**Set exercise**
Separate out the lines that hold "this".

**Data to process**
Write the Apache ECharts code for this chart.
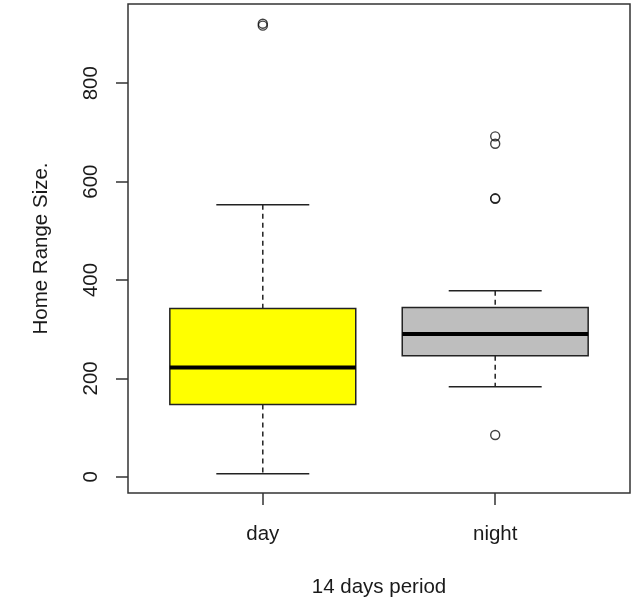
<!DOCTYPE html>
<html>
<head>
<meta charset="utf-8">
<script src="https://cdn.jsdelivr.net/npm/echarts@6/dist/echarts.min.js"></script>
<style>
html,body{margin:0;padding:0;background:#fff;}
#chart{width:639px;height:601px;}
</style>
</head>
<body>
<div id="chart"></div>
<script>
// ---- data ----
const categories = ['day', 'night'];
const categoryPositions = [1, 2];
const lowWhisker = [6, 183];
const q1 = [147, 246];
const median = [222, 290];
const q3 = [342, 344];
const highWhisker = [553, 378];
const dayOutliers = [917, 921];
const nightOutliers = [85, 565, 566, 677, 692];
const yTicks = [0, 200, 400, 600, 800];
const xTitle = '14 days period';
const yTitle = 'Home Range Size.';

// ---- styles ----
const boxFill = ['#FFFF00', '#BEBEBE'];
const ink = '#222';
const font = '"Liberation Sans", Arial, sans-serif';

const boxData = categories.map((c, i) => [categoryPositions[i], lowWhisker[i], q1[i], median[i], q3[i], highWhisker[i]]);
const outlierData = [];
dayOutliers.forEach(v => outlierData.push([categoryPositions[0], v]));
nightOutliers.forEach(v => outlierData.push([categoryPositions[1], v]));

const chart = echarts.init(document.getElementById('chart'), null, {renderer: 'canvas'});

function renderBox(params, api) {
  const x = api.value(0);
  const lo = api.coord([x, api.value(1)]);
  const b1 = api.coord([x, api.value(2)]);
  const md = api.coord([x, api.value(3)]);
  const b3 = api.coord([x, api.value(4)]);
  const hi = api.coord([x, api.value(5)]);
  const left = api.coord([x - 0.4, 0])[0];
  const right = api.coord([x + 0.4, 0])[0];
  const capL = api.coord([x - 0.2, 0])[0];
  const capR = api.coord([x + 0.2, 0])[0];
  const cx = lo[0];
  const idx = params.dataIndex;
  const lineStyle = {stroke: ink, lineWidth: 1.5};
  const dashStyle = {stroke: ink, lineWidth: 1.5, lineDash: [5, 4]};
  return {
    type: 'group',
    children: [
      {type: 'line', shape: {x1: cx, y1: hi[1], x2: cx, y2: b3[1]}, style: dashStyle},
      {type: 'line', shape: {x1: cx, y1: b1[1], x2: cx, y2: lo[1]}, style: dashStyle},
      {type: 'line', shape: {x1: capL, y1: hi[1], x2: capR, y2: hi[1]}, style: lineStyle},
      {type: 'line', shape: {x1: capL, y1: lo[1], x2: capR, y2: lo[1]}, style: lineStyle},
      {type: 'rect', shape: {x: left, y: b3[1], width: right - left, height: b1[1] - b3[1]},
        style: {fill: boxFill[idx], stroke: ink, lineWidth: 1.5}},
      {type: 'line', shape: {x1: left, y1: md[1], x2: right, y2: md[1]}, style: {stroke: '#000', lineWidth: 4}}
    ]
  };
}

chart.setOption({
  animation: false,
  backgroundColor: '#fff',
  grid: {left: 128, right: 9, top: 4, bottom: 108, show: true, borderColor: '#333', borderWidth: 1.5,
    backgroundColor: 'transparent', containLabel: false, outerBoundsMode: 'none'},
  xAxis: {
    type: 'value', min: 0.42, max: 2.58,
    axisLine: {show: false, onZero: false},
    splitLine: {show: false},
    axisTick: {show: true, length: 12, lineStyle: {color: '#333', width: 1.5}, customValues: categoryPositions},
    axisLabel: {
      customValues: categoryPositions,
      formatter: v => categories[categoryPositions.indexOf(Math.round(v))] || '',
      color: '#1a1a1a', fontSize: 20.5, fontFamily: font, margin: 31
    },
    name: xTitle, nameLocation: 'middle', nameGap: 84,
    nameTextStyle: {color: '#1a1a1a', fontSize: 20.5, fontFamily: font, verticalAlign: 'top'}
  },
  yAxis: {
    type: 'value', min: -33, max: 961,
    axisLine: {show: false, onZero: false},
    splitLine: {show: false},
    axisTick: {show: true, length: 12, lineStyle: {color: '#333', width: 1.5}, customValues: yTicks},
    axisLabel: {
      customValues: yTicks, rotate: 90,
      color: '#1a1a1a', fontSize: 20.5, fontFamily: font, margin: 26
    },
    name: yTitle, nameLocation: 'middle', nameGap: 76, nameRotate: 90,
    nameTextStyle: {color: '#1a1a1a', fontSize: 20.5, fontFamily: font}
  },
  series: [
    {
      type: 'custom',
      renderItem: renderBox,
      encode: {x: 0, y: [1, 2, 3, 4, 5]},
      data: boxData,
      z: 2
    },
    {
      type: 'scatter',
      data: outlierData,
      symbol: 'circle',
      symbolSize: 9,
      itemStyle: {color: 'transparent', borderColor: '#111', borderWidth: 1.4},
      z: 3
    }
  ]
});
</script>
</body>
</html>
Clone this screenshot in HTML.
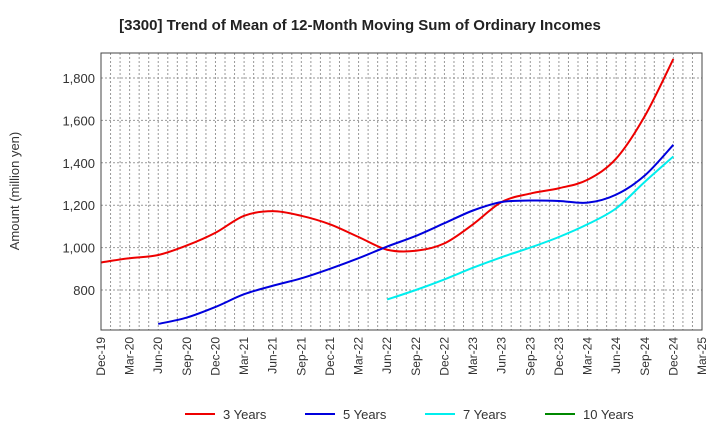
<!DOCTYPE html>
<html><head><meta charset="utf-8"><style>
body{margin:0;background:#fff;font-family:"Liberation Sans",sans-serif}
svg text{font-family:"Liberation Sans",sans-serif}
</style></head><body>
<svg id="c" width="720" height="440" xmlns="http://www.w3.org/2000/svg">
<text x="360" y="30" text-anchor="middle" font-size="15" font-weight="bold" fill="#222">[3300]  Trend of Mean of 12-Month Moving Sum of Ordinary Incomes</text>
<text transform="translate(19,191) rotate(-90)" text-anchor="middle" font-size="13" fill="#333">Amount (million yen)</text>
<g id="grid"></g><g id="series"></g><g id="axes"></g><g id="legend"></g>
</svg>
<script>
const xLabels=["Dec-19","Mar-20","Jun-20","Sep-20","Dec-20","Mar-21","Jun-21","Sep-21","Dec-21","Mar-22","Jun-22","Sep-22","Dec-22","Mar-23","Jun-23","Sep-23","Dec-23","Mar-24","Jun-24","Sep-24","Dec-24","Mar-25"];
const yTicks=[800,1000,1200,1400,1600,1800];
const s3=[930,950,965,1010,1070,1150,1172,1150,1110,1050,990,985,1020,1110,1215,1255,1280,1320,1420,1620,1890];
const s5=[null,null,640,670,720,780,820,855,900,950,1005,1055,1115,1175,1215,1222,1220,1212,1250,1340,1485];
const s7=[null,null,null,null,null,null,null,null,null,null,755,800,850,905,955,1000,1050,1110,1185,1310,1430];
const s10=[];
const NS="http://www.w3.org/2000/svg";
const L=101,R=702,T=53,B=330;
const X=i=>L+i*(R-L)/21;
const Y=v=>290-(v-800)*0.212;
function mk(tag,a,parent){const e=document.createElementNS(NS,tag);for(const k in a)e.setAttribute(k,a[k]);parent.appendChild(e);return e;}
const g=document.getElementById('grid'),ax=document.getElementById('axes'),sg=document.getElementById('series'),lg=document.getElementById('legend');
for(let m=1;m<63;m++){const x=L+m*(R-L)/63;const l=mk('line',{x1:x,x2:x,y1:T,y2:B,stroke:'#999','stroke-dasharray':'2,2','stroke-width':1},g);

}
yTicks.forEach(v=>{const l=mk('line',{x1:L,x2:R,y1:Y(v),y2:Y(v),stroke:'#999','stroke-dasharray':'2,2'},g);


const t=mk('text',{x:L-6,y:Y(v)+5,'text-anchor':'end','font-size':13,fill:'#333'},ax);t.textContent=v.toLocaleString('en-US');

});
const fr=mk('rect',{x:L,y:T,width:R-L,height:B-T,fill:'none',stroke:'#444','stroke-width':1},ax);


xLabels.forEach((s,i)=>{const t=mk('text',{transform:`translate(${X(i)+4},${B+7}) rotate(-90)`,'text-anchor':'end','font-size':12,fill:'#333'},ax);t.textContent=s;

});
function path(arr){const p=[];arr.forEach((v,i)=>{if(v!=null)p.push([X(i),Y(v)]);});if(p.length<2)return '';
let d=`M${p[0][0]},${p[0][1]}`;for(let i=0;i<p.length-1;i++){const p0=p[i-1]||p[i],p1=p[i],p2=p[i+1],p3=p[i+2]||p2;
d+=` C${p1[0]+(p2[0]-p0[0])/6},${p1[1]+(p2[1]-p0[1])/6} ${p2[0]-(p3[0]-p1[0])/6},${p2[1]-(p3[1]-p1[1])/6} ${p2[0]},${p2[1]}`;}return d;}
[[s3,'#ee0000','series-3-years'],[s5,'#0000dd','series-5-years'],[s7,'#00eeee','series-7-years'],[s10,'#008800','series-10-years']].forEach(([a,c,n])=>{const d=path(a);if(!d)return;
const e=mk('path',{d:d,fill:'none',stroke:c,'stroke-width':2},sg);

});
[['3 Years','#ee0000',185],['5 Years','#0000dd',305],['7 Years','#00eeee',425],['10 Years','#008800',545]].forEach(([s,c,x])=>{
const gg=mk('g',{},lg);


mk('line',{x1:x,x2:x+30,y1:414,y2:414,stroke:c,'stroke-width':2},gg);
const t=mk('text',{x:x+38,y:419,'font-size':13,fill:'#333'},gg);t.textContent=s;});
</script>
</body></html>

**Written reply**
Write the Apache ECharts code for this chart.
Clone this screenshot in HTML.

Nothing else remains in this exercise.